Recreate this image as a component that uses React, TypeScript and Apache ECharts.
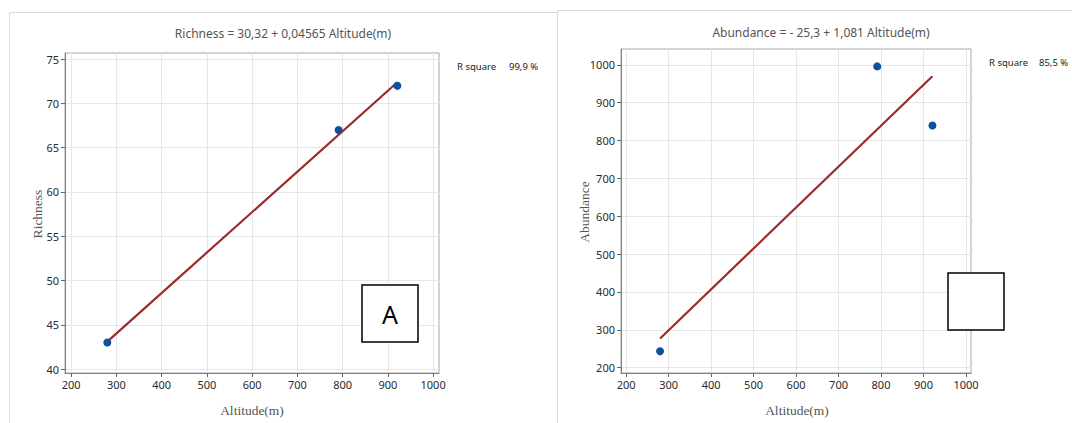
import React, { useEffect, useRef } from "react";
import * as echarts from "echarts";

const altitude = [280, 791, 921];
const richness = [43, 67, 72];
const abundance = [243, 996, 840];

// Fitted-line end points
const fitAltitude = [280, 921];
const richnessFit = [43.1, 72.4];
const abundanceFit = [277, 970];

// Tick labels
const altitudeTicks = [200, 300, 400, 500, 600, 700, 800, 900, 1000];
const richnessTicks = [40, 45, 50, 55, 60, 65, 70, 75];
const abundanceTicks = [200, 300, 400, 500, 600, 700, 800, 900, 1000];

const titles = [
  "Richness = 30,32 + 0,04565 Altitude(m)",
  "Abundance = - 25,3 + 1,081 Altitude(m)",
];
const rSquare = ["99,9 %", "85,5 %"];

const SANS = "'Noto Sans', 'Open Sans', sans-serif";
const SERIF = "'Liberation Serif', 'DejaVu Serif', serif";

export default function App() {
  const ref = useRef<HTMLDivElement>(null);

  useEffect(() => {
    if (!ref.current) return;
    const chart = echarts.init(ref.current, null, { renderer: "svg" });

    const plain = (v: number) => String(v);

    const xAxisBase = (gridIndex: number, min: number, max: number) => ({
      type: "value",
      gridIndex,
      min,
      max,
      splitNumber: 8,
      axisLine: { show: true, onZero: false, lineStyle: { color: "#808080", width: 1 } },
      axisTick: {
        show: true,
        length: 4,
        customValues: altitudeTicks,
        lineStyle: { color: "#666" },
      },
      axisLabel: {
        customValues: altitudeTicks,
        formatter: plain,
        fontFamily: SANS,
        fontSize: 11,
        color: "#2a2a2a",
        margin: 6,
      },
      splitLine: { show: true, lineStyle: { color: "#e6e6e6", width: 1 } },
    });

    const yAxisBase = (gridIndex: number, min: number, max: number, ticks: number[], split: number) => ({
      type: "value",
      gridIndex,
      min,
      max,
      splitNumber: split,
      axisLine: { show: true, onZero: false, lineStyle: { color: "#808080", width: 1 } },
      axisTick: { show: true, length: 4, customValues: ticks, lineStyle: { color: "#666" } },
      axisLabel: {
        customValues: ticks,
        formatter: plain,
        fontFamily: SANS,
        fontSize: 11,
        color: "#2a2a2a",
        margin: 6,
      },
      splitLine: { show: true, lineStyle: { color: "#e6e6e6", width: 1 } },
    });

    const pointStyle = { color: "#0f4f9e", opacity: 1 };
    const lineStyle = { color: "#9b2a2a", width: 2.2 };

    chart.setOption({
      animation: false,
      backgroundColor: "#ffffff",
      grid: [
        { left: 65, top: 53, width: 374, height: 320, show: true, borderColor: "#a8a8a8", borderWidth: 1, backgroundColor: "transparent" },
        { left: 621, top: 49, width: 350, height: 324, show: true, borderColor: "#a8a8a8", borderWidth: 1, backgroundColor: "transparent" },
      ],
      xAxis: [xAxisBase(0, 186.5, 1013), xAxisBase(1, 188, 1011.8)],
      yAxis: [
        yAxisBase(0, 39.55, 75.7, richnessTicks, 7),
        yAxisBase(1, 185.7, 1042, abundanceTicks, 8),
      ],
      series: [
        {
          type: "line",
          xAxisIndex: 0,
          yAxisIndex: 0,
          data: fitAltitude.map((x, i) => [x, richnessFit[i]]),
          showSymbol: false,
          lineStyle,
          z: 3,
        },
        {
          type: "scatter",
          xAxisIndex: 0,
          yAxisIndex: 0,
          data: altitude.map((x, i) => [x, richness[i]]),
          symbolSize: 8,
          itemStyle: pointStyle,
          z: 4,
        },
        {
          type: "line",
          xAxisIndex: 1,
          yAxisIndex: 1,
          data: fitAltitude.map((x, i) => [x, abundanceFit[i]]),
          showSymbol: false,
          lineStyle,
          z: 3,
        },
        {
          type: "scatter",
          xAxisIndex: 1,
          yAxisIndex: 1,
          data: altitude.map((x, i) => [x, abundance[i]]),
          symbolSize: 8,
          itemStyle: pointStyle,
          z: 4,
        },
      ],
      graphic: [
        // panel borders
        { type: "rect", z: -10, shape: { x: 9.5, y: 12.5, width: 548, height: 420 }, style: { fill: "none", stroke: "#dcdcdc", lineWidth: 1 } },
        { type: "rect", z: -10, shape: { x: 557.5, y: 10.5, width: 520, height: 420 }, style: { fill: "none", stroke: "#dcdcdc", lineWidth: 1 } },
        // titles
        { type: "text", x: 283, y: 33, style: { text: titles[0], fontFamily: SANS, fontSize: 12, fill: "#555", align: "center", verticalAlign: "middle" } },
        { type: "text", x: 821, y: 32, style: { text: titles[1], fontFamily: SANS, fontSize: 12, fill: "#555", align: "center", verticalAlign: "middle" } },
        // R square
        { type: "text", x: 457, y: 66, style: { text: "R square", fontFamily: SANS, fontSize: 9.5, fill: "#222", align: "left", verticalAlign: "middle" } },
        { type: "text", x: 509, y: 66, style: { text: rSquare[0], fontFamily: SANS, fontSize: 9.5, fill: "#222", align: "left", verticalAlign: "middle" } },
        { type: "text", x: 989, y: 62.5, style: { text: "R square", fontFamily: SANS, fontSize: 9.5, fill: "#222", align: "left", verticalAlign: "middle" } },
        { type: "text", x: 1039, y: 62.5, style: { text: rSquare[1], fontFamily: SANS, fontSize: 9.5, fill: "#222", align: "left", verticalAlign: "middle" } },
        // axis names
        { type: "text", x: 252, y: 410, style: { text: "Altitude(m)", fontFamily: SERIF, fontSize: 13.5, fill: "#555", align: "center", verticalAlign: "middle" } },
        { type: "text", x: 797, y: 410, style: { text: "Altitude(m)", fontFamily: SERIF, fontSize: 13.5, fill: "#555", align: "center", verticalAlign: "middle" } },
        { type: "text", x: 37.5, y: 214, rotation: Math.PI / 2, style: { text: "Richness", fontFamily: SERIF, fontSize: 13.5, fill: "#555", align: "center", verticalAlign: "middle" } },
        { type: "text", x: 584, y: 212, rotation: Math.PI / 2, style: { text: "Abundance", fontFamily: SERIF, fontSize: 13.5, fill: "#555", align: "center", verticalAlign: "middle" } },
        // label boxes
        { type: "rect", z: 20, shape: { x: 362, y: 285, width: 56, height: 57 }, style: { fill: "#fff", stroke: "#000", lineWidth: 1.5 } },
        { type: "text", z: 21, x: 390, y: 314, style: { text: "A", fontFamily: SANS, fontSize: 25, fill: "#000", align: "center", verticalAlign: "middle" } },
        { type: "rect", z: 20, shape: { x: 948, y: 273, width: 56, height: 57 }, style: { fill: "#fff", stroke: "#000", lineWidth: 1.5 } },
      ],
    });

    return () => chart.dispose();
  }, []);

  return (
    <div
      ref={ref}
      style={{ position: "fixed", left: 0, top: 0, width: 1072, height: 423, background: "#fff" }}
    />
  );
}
__________________________________________________
WHAT THE EXERCISE ASKS –
Go through the data above and transcribe it in full, omitting any image.

RESULT FOR THIS TASK –
Recreate this image as a component that uses React, TypeScript and Apache ECharts.
import React, { useEffect, useRef } from "react";
import * as echarts from "echarts";

const altitude = [280, 791, 921];
const richness = [43, 67, 72];
const abundance = [243, 996, 840];

// Fitted-line end points
const fitAltitude = [280, 921];
const richnessFit = [43.1, 72.4];
const abundanceFit = [277, 970];

// Tick labels
const altitudeTicks = [200, 300, 400, 500, 600, 700, 800, 900, 1000];
const richnessTicks = [40, 45, 50, 55, 60, 65, 70, 75];
const abundanceTicks = [200, 300, 400, 500, 600, 700, 800, 900, 1000];

const titles = [
  "Richness = 30,32 + 0,04565 Altitude(m)",
  "Abundance = - 25,3 + 1,081 Altitude(m)",
];
const rSquare = ["99,9 %", "85,5 %"];

const SANS = "'Noto Sans', 'Open Sans', sans-serif";
const SERIF = "'Liberation Serif', 'DejaVu Serif', serif";

export default function App() {
  const ref = useRef<HTMLDivElement>(null);

  useEffect(() => {
    if (!ref.current) return;
    const chart = echarts.init(ref.current, null, { renderer: "svg" });

    const plain = (v: number) => String(v);

    const xAxisBase = (gridIndex: number, min: number, max: number) => ({
      type: "value",
      gridIndex,
      min,
      max,
      splitNumber: 8,
      axisLine: { show: true, onZero: false, lineStyle: { color: "#808080", width: 1 } },
      axisTick: {
        show: true,
        length: 4,
        customValues: altitudeTicks,
        lineStyle: { color: "#666" },
      },
      axisLabel: {
        customValues: altitudeTicks,
        formatter: plain,
        fontFamily: SANS,
        fontSize: 11,
        color: "#2a2a2a",
        margin: 6,
      },
      splitLine: { show: true, lineStyle: { color: "#e6e6e6", width: 1 } },
    });

    const yAxisBase = (gridIndex: number, min: number, max: number, ticks: number[], split: number) => ({
      type: "value",
      gridIndex,
      min,
      max,
      splitNumber: split,
      axisLine: { show: true, onZero: false, lineStyle: { color: "#808080", width: 1 } },
      axisTick: { show: true, length: 4, customValues: ticks, lineStyle: { color: "#666" } },
      axisLabel: {
        customValues: ticks,
        formatter: plain,
        fontFamily: SANS,
        fontSize: 11,
        color: "#2a2a2a",
        margin: 6,
      },
      splitLine: { show: true, lineStyle: { color: "#e6e6e6", width: 1 } },
    });

    const pointStyle = { color: "#0f4f9e", opacity: 1 };
    const lineStyle = { color: "#9b2a2a", width: 2.2 };

    chart.setOption({
      animation: false,
      backgroundColor: "#ffffff",
      grid: [
        { left: 65, top: 53, width: 374, height: 320, show: true, borderColor: "#a8a8a8", borderWidth: 1, backgroundColor: "transparent" },
        { left: 621, top: 49, width: 350, height: 324, show: true, borderColor: "#a8a8a8", borderWidth: 1, backgroundColor: "transparent" },
      ],
      xAxis: [xAxisBase(0, 186.5, 1013), xAxisBase(1, 188, 1011.8)],
      yAxis: [
        yAxisBase(0, 39.55, 75.7, richnessTicks, 7),
        yAxisBase(1, 185.7, 1042, abundanceTicks, 8),
      ],
      series: [
        {
          type: "line",
          xAxisIndex: 0,
          yAxisIndex: 0,
          data: fitAltitude.map((x, i) => [x, richnessFit[i]]),
          showSymbol: false,
          lineStyle,
          z: 3,
        },
        {
          type: "scatter",
          xAxisIndex: 0,
          yAxisIndex: 0,
          data: altitude.map((x, i) => [x, richness[i]]),
          symbolSize: 8,
          itemStyle: pointStyle,
          z: 4,
        },
        {
          type: "line",
          xAxisIndex: 1,
          yAxisIndex: 1,
          data: fitAltitude.map((x, i) => [x, abundanceFit[i]]),
          showSymbol: false,
          lineStyle,
          z: 3,
        },
        {
          type: "scatter",
          xAxisIndex: 1,
          yAxisIndex: 1,
          data: altitude.map((x, i) => [x, abundance[i]]),
          symbolSize: 8,
          itemStyle: pointStyle,
          z: 4,
        },
      ],
      graphic: [
        // panel borders
        { type: "rect", z: -10, shape: { x: 9.5, y: 12.5, width: 548, height: 420 }, style: { fill: "none", stroke: "#dcdcdc", lineWidth: 1 } },
        { type: "rect", z: -10, shape: { x: 557.5, y: 10.5, width: 520, height: 420 }, style: { fill: "none", stroke: "#dcdcdc", lineWidth: 1 } },
        // titles
        { type: "text", x: 283, y: 33, style: { text: titles[0], fontFamily: SANS, fontSize: 12, fill: "#555", align: "center", verticalAlign: "middle" } },
        { type: "text", x: 821, y: 32, style: { text: titles[1], fontFamily: SANS, fontSize: 12, fill: "#555", align: "center", verticalAlign: "middle" } },
        // R square
        { type: "text", x: 457, y: 66, style: { text: "R square", fontFamily: SANS, fontSize: 9.5, fill: "#222", align: "left", verticalAlign: "middle" } },
        { type: "text", x: 509, y: 66, style: { text: rSquare[0], fontFamily: SANS, fontSize: 9.5, fill: "#222", align: "left", verticalAlign: "middle" } },
        { type: "text", x: 989, y: 62.5, style: { text: "R square", fontFamily: SANS, fontSize: 9.5, fill: "#222", align: "left", verticalAlign: "middle" } },
        { type: "text", x: 1039, y: 62.5, style: { text: rSquare[1], fontFamily: SANS, fontSize: 9.5, fill: "#222", align: "left", verticalAlign: "middle" } },
        // axis names
        { type: "text", x: 252, y: 410, style: { text: "Altitude(m)", fontFamily: SERIF, fontSize: 13.5, fill: "#555", align: "center", verticalAlign: "middle" } },
        { type: "text", x: 797, y: 410, style: { text: "Altitude(m)", fontFamily: SERIF, fontSize: 13.5, fill: "#555", align: "center", verticalAlign: "middle" } },
        { type: "text", x: 37.5, y: 214, rotation: Math.PI / 2, style: { text: "Richness", fontFamily: SERIF, fontSize: 13.5, fill: "#555", align: "center", verticalAlign: "middle" } },
        { type: "text", x: 584, y: 212, rotation: Math.PI / 2, style: { text: "Abundance", fontFamily: SERIF, fontSize: 13.5, fill: "#555", align: "center", verticalAlign: "middle" } },
        // label boxes
        { type: "rect", z: 20, shape: { x: 362, y: 285, width: 56, height: 57 }, style: { fill: "#fff", stroke: "#000", lineWidth: 1.5 } },
        { type: "text", z: 21, x: 390, y: 314, style: { text: "A", fontFamily: SANS, fontSize: 25, fill: "#000", align: "center", verticalAlign: "middle" } },
        { type: "rect", z: 20, shape: { x: 948, y: 273, width: 56, height: 57 }, style: { fill: "#fff", stroke: "#000", lineWidth: 1.5 } },
      ],
    });

    return () => chart.dispose();
  }, []);

  return (
    <div
      ref={ref}
      style={{ position: "fixed", left: 0, top: 0, width: 1072, height: 423, background: "#fff" }}
    />
  );
}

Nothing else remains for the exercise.